Dr. Stephen Sidney, the Director of research clinics at Kaiser Permanente Northern California, in Oakland, and the senior author of the study, said the findings suggest a setback to America’s battle against heart diseases.
“It is likely that the dual epidemics of obesity and diabetes, which began around 1985, are the major contributors to the deceleration in the decline of cardiovascular disease, heart disease, and stroke death rates,” he added, commenting the results of the study.
Back in 2010, the American Heart Association set some public health goals to reduce stroke and cardiovascular mortality by 20 percent until 2020, but if the current trends continue, there is no way the U.S. can complete those goals.
According to the study’s findings, the annual death rate related to heart disease was reduced by roughly 4 percent and almost 5 percent for stroke between 2000 and 2011.
However, the same death dropped less than 1 percent from 2011 to 2014 – virtually maintaining the heart disease death rate due almost stagnant with very little progress.
During the study, the researchers also found that during the second period that was investigated, the rate of decline in cancer deaths remained at approximately 2 percent per year.
This stagnation in the decline of death rate was observed in both men and women, as well as across the vast majority of the racial and ethnic groups currently in the United States.

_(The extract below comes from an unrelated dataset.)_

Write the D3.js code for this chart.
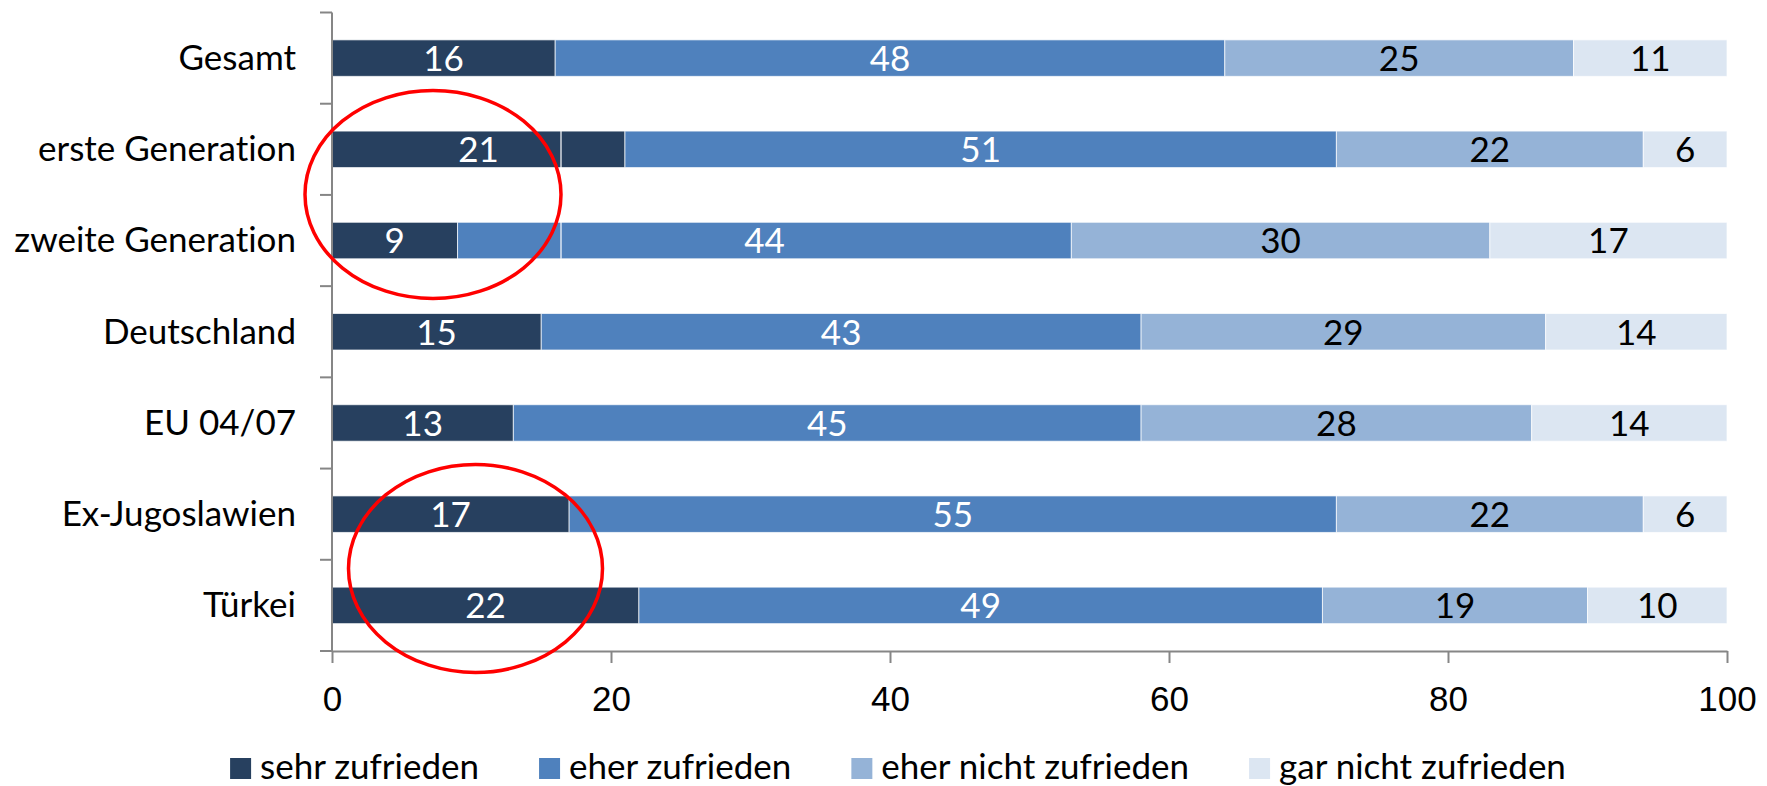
<!doctype html>
<html lang="de">
	<head>
		<meta charset="utf-8" />
		<title>Zufriedenheit nach Generation und Herkunft</title>
		<script src="https://cdn.jsdelivr.net/npm/d3@7"></script>
		<style>
			html,
			body {
				margin: 0;
				padding: 0;
				background: #fff;
			}
			svg {
				display: block;
				font-family: Lato, "Open Sans", sans-serif;
				font-variant-ligatures: none;
			}
		</style>
	</head>
	<body>
		<div id="chart"></div>
		<script>
			// data (Deutschland adds up to 101, the bar is cut at 100 like in the original)
			const categories = ["Gesamt", "erste Generation", "zweite Generation", "Deutschland", "EU 04/07", "Ex-Jugoslawien", "Türkei"];
			const seriesNames = ["sehr zufrieden", "eher zufrieden", "eher nicht zufrieden", "gar nicht zufrieden"];
			const sehrZufrieden = [16, 21, 9, 15, 13, 17, 22];
			const eherZufrieden = [48, 51, 44, 43, 45, 55, 49];
			const eherNichtZufrieden = [25, 22, 30, 29, 28, 22, 19];
			const garNichtZufrieden = [11, 6, 17, 14, 14, 6, 10];
			const xTicks = [0, 20, 40, 60, 80, 100];

			const COLORS = ["#27405f", "#4f81bd", "#95b3d7", "#dce6f2"];
			const LABEL_COLORS = ["#fff", "#fff", "#000", "#000"];

			const WIDTH = 1767;
			const HEIGHT = 786;
			const MARGIN = { LEFT: 332, RIGHT: 40, TOP: 12.5, BOTTOM: 135 };
			const FONT_SIZE = 35;
			const AXIS_COLOR = "#868686";
			const X_MAX = 100;

			const seriesValues = [sehrZufrieden, eherZufrieden, eherNichtZufrieden, garNichtZufrieden];
			const rows = categories.map((cat, i) => {
				const row = { category: cat };
				seriesNames.forEach((name, j) => (row[name] = seriesValues[j][i]));
				return row;
			});
			const stacked = d3.stack().keys(seriesNames)(rows);

			const x = d3
				.scaleLinear()
				.domain([0, X_MAX])
				.range([MARGIN.LEFT, WIDTH - MARGIN.RIGHT]);
			const y = d3
				.scaleBand()
				.domain(categories)
				.range([MARGIN.TOP, HEIGHT - MARGIN.BOTTOM])
				.paddingInner(0.6)
				.paddingOuter(0.3);
			const clampX = (v) => x(Math.min(v, X_MAX));

			const svg = d3.select("#chart").append("svg").attr("width", WIDTH).attr("height", HEIGHT);

			// bars (cut at the axis maximum)
			const layer = svg
				.append("g")
				.selectAll("g")
				.data(stacked)
				.join("g")
				.attr("fill", (d, i) => COLORS[i]);
			layer
				.selectAll("rect")
				.data((d) => d)
				.join("rect")
				.attr("x", (d) => clampX(d[0]))
				.attr("y", (d) => y(d.data.category))
				.attr("width", (d) => clampX(d[1]) - clampX(d[0]))
				.attr("height", y.bandwidth())
				.attr("stroke", "#fff")
				.attr("stroke-opacity", 0.7)
				.attr("stroke-width", 1);

			// value labels, centred in the visible part of each segment
			layer
				.selectAll("text")
				.data((d, i) => d.map((p) => ({ p, i })))
				.join("text")
				.attr("x", ({ p }) => (clampX(p[0]) + clampX(p[1])) / 2)
				.attr("y", ({ p }) => y(p.data.category) + y.bandwidth() / 2)
				.attr("dy", "0.37em")
				.attr("text-anchor", "middle")
				.attr("font-size", FONT_SIZE)
				.attr("fill", ({ i }) => LABEL_COLORS[i])
				.text(({ p }) => p[1] - p[0]);

			// y axis: line with ticks between the categories, labels on the side
			const yAxis = svg.append("g");
			const [y0, y1] = y.range();
			yAxis.append("line").attr("x1", x(0)).attr("x2", x(0)).attr("y1", y0).attr("y2", y1).attr("stroke", AXIS_COLOR).attr("stroke-width", 2);
			yAxis
				.selectAll("line.tick")
				.data(d3.range(categories.length + 1))
				.join("line")
				.attr("class", "tick")
				.attr("x1", x(0) - 12)
				.attr("x2", x(0))
				.attr("y1", (i) => y0 + i * y.step())
				.attr("y2", (i) => y0 + i * y.step())
				.attr("stroke", AXIS_COLOR)
				.attr("stroke-width", 2);
			yAxis
				.selectAll("text")
				.data(categories)
				.join("text")
				.attr("x", x(0) - 36)
				.attr("y", (d) => y(d) + y.bandwidth() / 2)
				.attr("dy", "0.34em")
				.attr("text-anchor", "end")
				.attr("font-size", FONT_SIZE)
				.attr("fill", "#000")
				.text((d) => d);

			// x axis
			const xAxis = svg
				.append("g")
				.attr("transform", `translate(0,${y1})`)
				.call(d3.axisBottom(x).tickValues(xTicks).tickSize(12).tickSizeOuter(0).tickPadding(23));
			xAxis.selectAll("path, line").attr("stroke", AXIS_COLOR).attr("stroke-width", 2);
			xAxis.selectAll("text").attr("font-size", FONT_SIZE).attr("font-family", null).attr("fill", "#000");

			// legend, centred under the chart
			const legend = svg.append("g").attr("transform", "translate(0,779)");
			const items = legend.selectAll("g").data(seriesNames).join("g");
			items
				.append("rect")
				.attr("y", -21)
				.attr("width", 21)
				.attr("height", 21)
				.attr("fill", (d, i) => COLORS[i]);
			items
				.append("text")
				.attr("x", 30)
				.attr("font-size", FONT_SIZE)
				.attr("fill", "#000")
				.text((d) => d);
			const widths = [];
			items.each(function () {
				widths.push(this.getBBox().width);
			});
			const gap = 60;
			const total = d3.sum(widths) + gap * (widths.length - 1);
			let offset = 898 - total / 2;
			items.attr("transform", (d, i) => {
				const tx = offset;
				offset += widths[i] + gap;
				return `translate(${tx},0)`;
			});

			// red hand-drawn circles from the original slide
			const marks = svg.append("g").attr("fill", "none");
			marks
				.append("line")
				.attr("x1", 561)
				.attr("x2", 561)
				.attr("y1", y("erste Generation"))
				.attr("y2", y("zweite Generation") + y.bandwidth())
				.attr("stroke", "#fff")
				.attr("stroke-opacity", 0.8)
				.attr("stroke-width", 1.5);
			marks.append("ellipse").attr("cx", 433).attr("cy", 194.5).attr("rx", 128).attr("ry", 104).attr("stroke", "#f00").attr("stroke-width", 3.5);
			marks.append("ellipse").attr("cx", 475.5).attr("cy", 568.5).attr("rx", 127).attr("ry", 104).attr("stroke", "#f00").attr("stroke-width", 3.5);
		</script>
	</body>
</html>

Before the year 2011, Dr. Sidney and other health experts anticipated that the rate of decline in death rate caused by heart diseases would drop even lower than the death rate due to cancer. However, their expectation was not met, seeing that the rate has remained stagnant instead of declining.
The fact that the heart mortality has stopped declining has caused stroke and other heart diseases to keep at the top of the list as the leading cause of death in the United States.
The paper was featured on 29 June in the online version of the journal JAMA Cardiology.